Stela duduk di kursi lain di sudut tersembunyi itu, masih terlihat pucat, agar Tasya tidak melihatnya.
"Ingat, Sayang. Tetap di sini. Tonton pertunjukannya. Dan jangan bergerak sampai aku selesai," bisik Mehmet sebelum ia kembali ke mejanya yang terbuka.
Tak berselang lama, Tasya datang. Ia tersenyum penuh harap, berjalan anggun menuju meja Mehmet. Ia tampak jauh lebih cerah dan percaya diri dibandingkan tadi malam.
"Hai, Met. Aku senang kamu mengambil keputusan yang benar," sapa Tasya, duduk di seberang Mehmet.
Mehmet tidak membalas senyum itu. Wajahnya keras dan dingin.
"Aku sudah memikirkannya," kata Mehmet, suaranya pelan dan rendah, namun memiliki daya tekan yang kuat.
"Tapi sebelum aku bertanggung jawab, aku ingin tahu kebenarannya. Kamu yakin itu anakku?"
Tasya tersenyentak mendengar nada dingin Mehmet. Ia berusaha memasang wajah sedih lagi.
"Tentu saja, Met. Kenapa kamu meragukanku? Aku tidak akan berbohong tentang hal seserius ini."
"Aku tidak bicara tentang kehamilanmu," potong Mehmet tajam.
"Aku tahu itu bohong. Aku sudah menghubungi kliniknya. Kamu memalsukan hasil USG itu."
Wajah Tasya langsung memucat. Ia melihat ke sekeliling, cemas.
"Apa yang kamu bicarakan, Met? Aku tidak mengerti—"

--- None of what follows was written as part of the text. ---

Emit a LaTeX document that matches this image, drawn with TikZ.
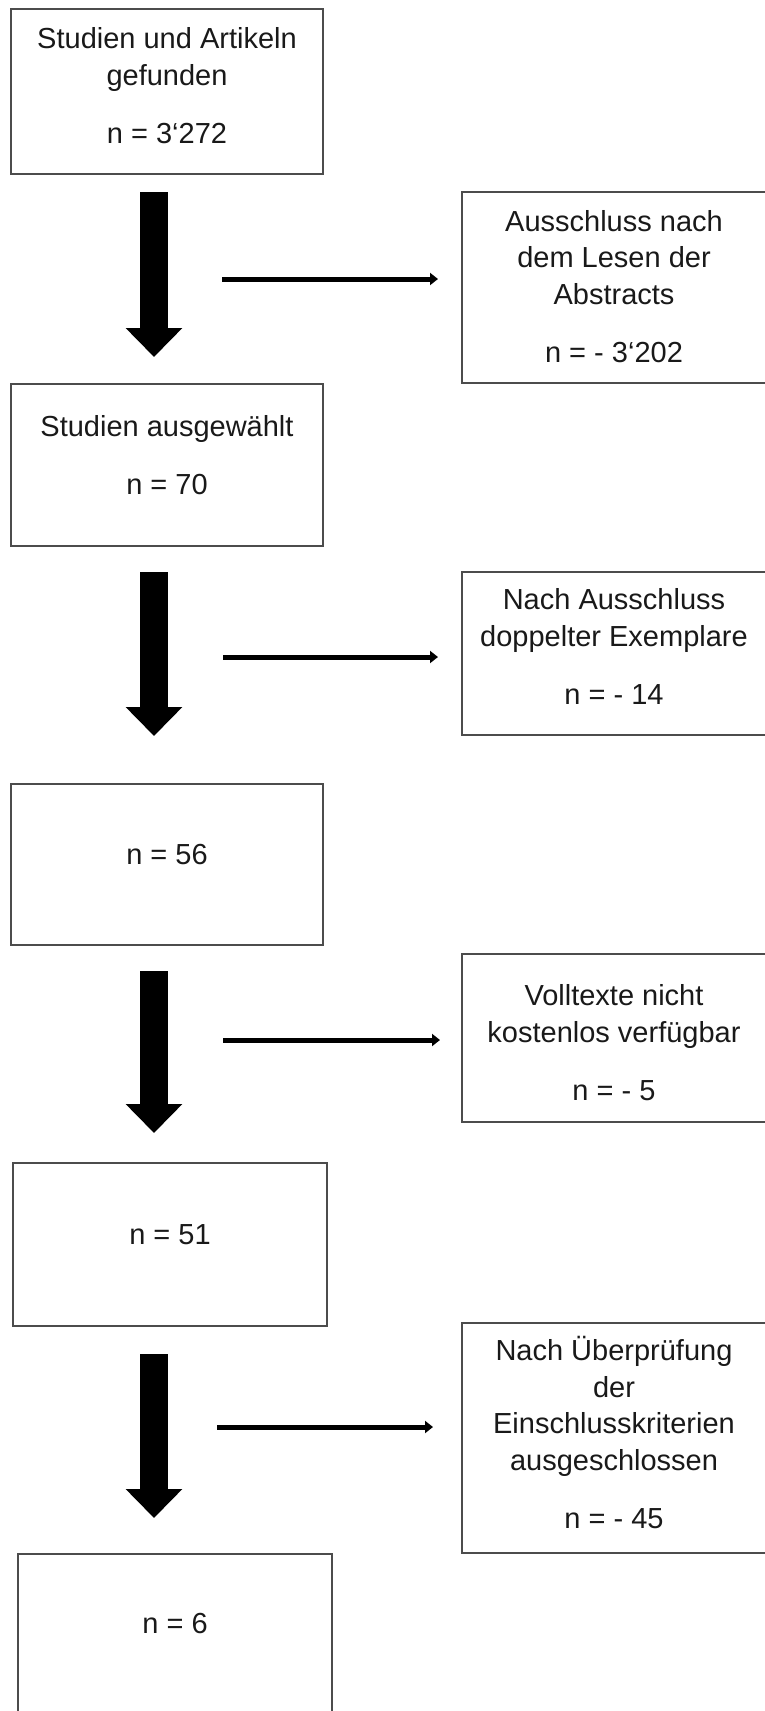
\documentclass[tikz,border=0pt]{standalone}
\usepackage{fontspec}
\setmainfont{Liberation Sans}
\usetikzlibrary{arrows.meta}
\tikzset{
  x=1pt, y=-1pt,
  boxnode/.style={draw=black!70, line width=2pt, minimum width=312pt, inner sep=0pt, rectangle},
  sidebox/.style={draw=none, minimum width=304pt, inner sep=0pt, rectangle},
  sideline/.style={draw=black!70, line width=2pt},
  txt/.style={font=\fontsize{29}{36.5}\selectfont, text=black!90, align=center, inner sep=0pt, anchor=base},
  bigarrow/.style={line width=28pt, -{Triangle[length=29pt,width=55pt]}},
  thinarrow/.style={line width=5pt, -{Triangle[length=8pt,width=12pt]}},
}
\begin{document}
\begin{tikzpicture}
\useasboundingbox (0,0) rectangle (765,1711);
% left boxes
\node[boxnode, minimum height=165pt] (A) at (167,91.5) {};
\node[boxnode, minimum height=162pt] (B) at (167,465) {};
\node[boxnode, minimum height=161pt] (C) at (167,864.5) {};
\node[boxnode, minimum width=314pt, minimum height=163pt] (D) at (170,1244.5) {};
\node[sidebox, minimum width=314pt, minimum height=170pt] (E) at (175,1639) {};
\draw[sideline] (E.south west) -- (E.north west) -- (E.north east) -- (E.south east);
% right boxes
\node[sidebox, minimum height=191pt] (R1) at (614,287.5) {};
\node[sidebox, minimum height=163pt] (R2) at (614.5,653.5) {};
\node[sidebox, minimum height=168pt] (R3) at (614,1038) {};
\node[sidebox, minimum height=230pt] (R4) at (614.5,1438) {};
\foreach \r in {R1,R2,R3,R4}{
  \draw[sideline] (\r.north east) -- (\r.north west) -- (\r.south west) -- (\r.south east);
}
% texts (anchored at the baseline of the last line)
\node[txt] (tA) at (167,143) {Studien und Artikeln\\gefunden\\[21.5pt]n = 3‘272};
\node[txt] (tB) at (167,494) {Studien ausgewählt\\[21.5pt]n = 70};
\node[txt] (tC) at (167,864) {n = 56};
\node[txt] (tD) at (170,1244) {n = 51};
\node[txt] (tE) at (175,1633) {n = 6};
\node[txt] (tR1) at (614,362) {Ausschluss nach\\dem Lesen der\\Abstracts\\[21.5pt]n = - 3‘202};
\node[txt] (tR2) at (614,704) {Nach Ausschluss\\doppelter Exemplare\\[21.5pt]n = - 14};
\node[txt] (tR3) at (614,1100) {Volltexte nicht\\kostenlos verfügbar\\[21.5pt]n = - 5};
\node[txt] (tR4) at (614,1528) {Nach Überprüfung\\der\\Einschlusskriterien\\ausgeschlossen\\[21.5pt]n = - 45};
% big down arrows
\coordinate (a1s) at (154,192); \coordinate (a1e) at (154,357);
\coordinate (a2s) at (154,572); \coordinate (a2e) at (154,736);
\coordinate (a3s) at (154,971); \coordinate (a3e) at (154,1133);
\coordinate (a4s) at (154,1354); \coordinate (a4e) at (154,1518);
\draw[bigarrow] (a1s) -- (a1e);
\draw[bigarrow] (a2s) -- (a2e);
\draw[bigarrow] (a3s) -- (a3e);
\draw[bigarrow] (a4s) -- (a4e);
% horizontal arrows
\coordinate (h1s) at (222,279); \coordinate (h1e) at (438,279);
\coordinate (h2s) at (223,657); \coordinate (h2e) at (438,657);
\coordinate (h3s) at (223,1040); \coordinate (h3e) at (440,1040);
\coordinate (h4s) at (217,1427); \coordinate (h4e) at (433,1427);
\draw[thinarrow] (h1s) -- (h1e);
\draw[thinarrow] (h2s) -- (h2e);
\draw[thinarrow] (h3s) -- (h3e);
\draw[thinarrow] (h4s) -- (h4e);
\end{tikzpicture}
\end{document}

"Jangan membuang waktuku," desak Mehmet, suaranya naik satu oktaf, membuat beberapa pengunjung menoleh.
"Aku sudah tahu kamu dan Uwais bekerja sama. Katakan yang sebenarnya sekarang. Tasya mengatakan kalau ia melakukannya agar Stela mundur?"

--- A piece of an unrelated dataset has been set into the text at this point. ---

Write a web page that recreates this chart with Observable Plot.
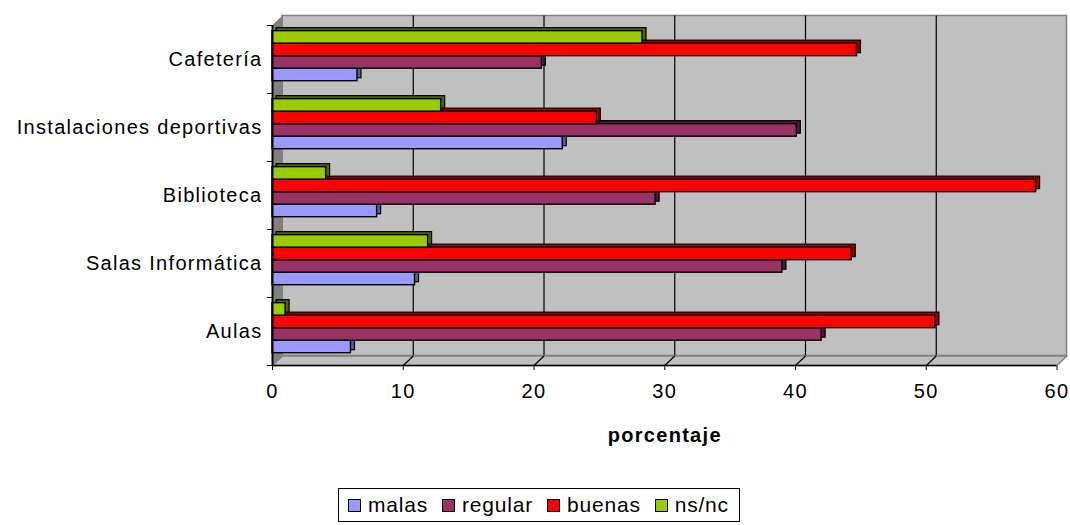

Tasya tersudut. Merasa tidak ada jalan keluar, ia menjatuhkan bahunya dan menghela napas pasrah.
Matanya yang tadi berkaca-kaca kini menunjukkan kekesalan.
"Ya! Aku melakukannya! Aku hamil karena aku ingin kamu kembali! Dia tidak pantas untukmu, Met! Aku hanya ingin dia pergi darimu!" akunya, mengabaikan fakta bahwa ia baru saja membongkar kebohongannya.

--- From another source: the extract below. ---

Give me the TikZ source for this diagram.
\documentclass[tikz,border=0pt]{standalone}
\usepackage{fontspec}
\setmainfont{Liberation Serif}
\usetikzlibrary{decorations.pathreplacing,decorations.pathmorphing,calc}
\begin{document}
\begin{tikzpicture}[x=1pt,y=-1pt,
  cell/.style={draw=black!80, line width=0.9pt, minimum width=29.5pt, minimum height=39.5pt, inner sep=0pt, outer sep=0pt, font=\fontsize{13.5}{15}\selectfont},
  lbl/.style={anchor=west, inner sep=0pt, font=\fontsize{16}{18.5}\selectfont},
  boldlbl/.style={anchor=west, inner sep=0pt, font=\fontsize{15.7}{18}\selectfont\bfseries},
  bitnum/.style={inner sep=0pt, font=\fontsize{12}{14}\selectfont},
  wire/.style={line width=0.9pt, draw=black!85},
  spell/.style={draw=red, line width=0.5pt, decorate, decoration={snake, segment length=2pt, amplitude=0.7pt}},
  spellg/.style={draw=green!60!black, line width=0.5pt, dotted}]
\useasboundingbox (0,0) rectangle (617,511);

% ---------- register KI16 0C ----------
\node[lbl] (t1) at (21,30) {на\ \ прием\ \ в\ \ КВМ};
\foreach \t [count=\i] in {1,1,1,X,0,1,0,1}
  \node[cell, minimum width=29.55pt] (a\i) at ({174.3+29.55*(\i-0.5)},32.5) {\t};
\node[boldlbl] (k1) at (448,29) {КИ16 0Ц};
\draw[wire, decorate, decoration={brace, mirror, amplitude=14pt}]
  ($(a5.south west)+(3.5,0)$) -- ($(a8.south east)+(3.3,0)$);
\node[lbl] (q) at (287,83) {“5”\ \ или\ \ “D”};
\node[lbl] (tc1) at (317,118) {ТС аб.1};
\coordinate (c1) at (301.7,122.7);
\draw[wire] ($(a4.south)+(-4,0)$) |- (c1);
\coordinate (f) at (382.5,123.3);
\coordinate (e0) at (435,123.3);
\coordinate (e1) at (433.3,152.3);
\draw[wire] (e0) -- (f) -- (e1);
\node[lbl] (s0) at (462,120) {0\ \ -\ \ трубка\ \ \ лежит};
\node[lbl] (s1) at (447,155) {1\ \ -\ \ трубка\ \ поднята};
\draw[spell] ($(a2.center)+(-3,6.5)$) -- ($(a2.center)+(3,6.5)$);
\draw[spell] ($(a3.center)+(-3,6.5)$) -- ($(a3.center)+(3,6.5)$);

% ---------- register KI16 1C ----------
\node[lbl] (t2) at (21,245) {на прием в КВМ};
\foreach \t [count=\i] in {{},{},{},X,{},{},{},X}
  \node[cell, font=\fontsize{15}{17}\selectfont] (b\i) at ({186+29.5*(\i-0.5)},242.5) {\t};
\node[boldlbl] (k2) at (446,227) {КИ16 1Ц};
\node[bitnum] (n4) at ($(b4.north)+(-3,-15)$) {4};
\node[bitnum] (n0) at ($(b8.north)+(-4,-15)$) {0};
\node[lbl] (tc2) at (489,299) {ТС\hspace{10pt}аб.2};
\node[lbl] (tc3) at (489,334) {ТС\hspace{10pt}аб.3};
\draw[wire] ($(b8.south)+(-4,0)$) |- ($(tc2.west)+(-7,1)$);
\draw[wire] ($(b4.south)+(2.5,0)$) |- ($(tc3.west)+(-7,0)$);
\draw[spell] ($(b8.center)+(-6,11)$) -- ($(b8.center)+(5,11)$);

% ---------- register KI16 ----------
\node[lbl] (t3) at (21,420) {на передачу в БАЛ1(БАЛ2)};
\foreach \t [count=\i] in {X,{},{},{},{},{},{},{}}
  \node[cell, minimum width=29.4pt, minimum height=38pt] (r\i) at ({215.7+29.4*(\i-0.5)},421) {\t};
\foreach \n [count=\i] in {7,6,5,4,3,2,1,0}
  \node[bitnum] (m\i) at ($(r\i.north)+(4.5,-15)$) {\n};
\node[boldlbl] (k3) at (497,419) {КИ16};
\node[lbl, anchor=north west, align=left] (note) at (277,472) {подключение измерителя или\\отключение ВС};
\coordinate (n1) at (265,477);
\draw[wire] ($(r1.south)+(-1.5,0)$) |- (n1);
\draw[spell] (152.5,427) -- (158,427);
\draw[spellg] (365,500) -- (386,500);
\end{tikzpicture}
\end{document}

Mehmet mengangguk, hatinya terasa sakit melihat betapa jahatnya Tasya, tetapi ia lega bahwa dugaannya benar.
Sekarang, ia harus menyelesaikan inti masalah yang membuat Stela hampir kehilangan nyawa.
Mehmet mencondongkan tubuhnya ke depan, tatapannya mengunci Tasya.
"Sekarang jawab aku dengan jujur, Tasya. Kamu mengklaim aku bertanggung jawab karena kita bersama di Bali. Apakah kita melakukan hubungan intim?" Tanya Mehmet dengan suara yang sangat rendah dan mengancam.
Tasya menatap mata Mehmet, mencari jejak keraguan, namun tidak menemukannya.
Ia tahu, jika ia berbohong tentang hal ini, Mehmet akan menghancurkannya.
Tasya menundukkan kepalanya. Ia tidak berkata apa-apa.
Tasya menggelengkan kepalanya.
"Tidak, Met. Kita tidak melakukannya," bisik Tasya, menelan ludah.
"Aku hanya mencoba meyakinkanmu dan Stela bahwa kamu punya kewajiban lain."
Di balik tirai tanaman hias, Stela, yang tadi menahan napas, meremas tangannya erat-erat.
Air mata yang sempat menggenang kini berubah menjadi air mata lega dan amarah.
Mehmet tidak berbohong. Dia tidak mengkhianatinya.